Assessment centres - everything you need to know
Everything you need to know about preparing for assessment centres.
Assessment centre days are normally the final steps to the hiring process for most graduate jobs or schemes. They normally consist of a room of candidates brought together by the employer, to complete a series of test, exercises and interviews. These are all designed to highlight the candidate's suitability, or lack of, for the graduate job. While they are daunting they are also a great way for you to easily showcase a broader range of skills and competencies than when you are in an interview.
Typical activities during a graduate assessment centre
Employers tailor their assessment centres so they can test for the skills and competencies that apply directly to their company. However, they essentially contain similar elements and exercises. So expect some of, or a combination of, the following:
Information session:- where you may expect to find out more information about the business through a presentation or informal chat.
Group ice-breaker exercise:- could come in the form of games or just small chats.
Aptitude and psychometric tests:- while you may have already taken some in previous stages of the application process, you may still be asked to retake them to check results.
In-tray or e-tray exercise:- testing your ability to absorb information, prioritise, communicate and make decisions.
Group exercise:- this could be a group problem-solving exercise, or a case study discussion, probably involving a recent issue or project relevant to the company.
Individual or group presentations.
Interviews:- these could be conducted by recruiters, senior employers or even your potential line manager, and they could be done either one-to-one or panel.
Social breaks:- While not every minute is not formally assessed, you will get an opportunity to show your interpersonal skills and assess your potential colleagues, the business and your fellow candidates.
What they look for
Recruiters mainly use this time to assess candidates on how you react to different situations and how you demonstrate the key skills and competencies - like communication, teamwork and problem solving.
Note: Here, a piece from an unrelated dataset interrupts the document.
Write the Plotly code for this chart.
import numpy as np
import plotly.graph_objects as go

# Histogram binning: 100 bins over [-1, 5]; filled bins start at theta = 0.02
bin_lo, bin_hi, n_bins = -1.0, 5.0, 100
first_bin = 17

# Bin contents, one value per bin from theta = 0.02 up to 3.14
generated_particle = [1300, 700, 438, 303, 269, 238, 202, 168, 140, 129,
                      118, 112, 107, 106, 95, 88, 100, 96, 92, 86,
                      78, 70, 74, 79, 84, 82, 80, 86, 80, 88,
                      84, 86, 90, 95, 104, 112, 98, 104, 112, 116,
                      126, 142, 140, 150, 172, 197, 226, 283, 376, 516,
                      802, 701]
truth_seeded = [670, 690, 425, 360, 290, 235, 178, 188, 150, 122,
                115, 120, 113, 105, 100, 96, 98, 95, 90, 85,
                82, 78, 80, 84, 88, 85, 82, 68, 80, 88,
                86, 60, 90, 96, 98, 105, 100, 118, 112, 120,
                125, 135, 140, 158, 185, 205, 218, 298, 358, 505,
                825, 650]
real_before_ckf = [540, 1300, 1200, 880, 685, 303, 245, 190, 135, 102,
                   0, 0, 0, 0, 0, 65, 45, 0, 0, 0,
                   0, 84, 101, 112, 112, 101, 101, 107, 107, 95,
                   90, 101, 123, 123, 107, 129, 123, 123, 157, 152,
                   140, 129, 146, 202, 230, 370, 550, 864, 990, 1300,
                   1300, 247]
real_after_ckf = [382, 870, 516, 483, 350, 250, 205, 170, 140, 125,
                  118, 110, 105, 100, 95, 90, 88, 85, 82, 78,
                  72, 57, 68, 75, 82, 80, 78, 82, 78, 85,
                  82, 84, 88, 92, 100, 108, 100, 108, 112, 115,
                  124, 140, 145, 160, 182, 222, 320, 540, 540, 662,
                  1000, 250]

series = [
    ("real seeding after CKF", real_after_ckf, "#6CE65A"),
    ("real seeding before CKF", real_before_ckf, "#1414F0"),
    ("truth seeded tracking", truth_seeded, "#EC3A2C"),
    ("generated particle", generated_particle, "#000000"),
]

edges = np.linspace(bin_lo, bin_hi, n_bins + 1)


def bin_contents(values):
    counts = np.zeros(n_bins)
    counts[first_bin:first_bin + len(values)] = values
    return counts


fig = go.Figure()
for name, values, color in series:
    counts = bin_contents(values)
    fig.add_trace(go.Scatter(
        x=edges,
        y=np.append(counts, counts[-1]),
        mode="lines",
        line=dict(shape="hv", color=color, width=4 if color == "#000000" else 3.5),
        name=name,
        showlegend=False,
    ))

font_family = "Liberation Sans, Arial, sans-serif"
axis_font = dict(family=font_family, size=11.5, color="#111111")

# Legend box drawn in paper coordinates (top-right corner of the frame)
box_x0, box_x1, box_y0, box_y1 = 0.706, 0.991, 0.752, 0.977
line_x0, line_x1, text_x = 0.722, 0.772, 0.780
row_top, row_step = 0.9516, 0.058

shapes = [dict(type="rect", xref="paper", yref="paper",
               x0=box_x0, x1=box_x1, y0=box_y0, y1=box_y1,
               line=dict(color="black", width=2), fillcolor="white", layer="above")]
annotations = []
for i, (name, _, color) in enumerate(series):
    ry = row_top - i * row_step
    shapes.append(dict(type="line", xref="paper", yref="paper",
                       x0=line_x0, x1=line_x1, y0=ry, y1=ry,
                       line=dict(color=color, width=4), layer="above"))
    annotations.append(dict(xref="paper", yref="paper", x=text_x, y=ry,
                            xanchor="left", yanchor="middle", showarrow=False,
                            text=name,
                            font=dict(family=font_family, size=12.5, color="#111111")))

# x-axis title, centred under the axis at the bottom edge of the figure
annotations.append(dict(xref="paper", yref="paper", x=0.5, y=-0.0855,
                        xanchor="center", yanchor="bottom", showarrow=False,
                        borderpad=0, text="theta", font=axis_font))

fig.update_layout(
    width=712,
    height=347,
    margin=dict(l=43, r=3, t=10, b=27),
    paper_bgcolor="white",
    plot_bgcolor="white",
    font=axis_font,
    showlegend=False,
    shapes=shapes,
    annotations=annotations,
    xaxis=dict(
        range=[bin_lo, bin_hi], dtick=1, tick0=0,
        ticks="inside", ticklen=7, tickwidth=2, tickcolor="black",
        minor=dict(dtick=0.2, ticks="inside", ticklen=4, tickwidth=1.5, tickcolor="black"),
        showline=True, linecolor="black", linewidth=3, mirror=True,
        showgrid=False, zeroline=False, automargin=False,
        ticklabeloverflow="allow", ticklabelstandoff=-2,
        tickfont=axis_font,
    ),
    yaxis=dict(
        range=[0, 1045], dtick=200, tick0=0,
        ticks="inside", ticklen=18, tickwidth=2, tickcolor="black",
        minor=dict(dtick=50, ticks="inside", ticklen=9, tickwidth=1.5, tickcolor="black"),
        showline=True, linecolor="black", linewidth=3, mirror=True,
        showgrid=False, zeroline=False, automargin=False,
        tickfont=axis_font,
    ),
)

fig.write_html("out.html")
The way in which assessment centres group candidates makes it much simpler for employers to assess how well candidates work with others, especially on how others respond to you and how you persuade and influence others.
A vital thing to remember is that it is not a game of ‘Last man/woman standing’, you are not being assessed against other candidates but against criteria set by the employer. While there is competition for the positions, it is not a competition, you still need to work together with the other candidates to complete tasks and goals.
How you can succeed
Remember to be rested and prepared, both physically and mentally - it will be a massive confidence boost and help for the day. Be open minded and ready to get involved. So;
Make the most of your careers service. There are plenty of sessions available from your careers services, from practice interviews to assessment centres.
Practice psychometric tests online.
Carefully read everything sent to you from the employer. From the structure of the day, location, date and start time to everything you need to bring with you (and don’t forget to bring it with you).
Any tasks you need to do before the day. There may be a presentation or a case study that you will need to prepare BEFORE the day. It’s important to plan time to do this, do NOT leave it till the last second.
Employer research. Go over the research you have done for this application, and revisit the employer website. Also make sure to keep yourself up to date on current news about the employer, check their social media profiles and key documents. If you are having trouble working out what will be needed from you- don’t panic, just contact the recruiter asap.
Practice your interview technique. Its common to have a few more interviews at assessment centres so make sure you practice your STAR format and questions, especially for tricky questions.
Remember your situation. This is not a competition, try not to force yourself into the situation or be uber-competitive you will risk appearing arrogant and rude. But most importantly, make sure you’re not sitting in the corner in silence or you will give recruiters nothing to assess!
Punctuality. For God’s sake, DO NOT BE LATE!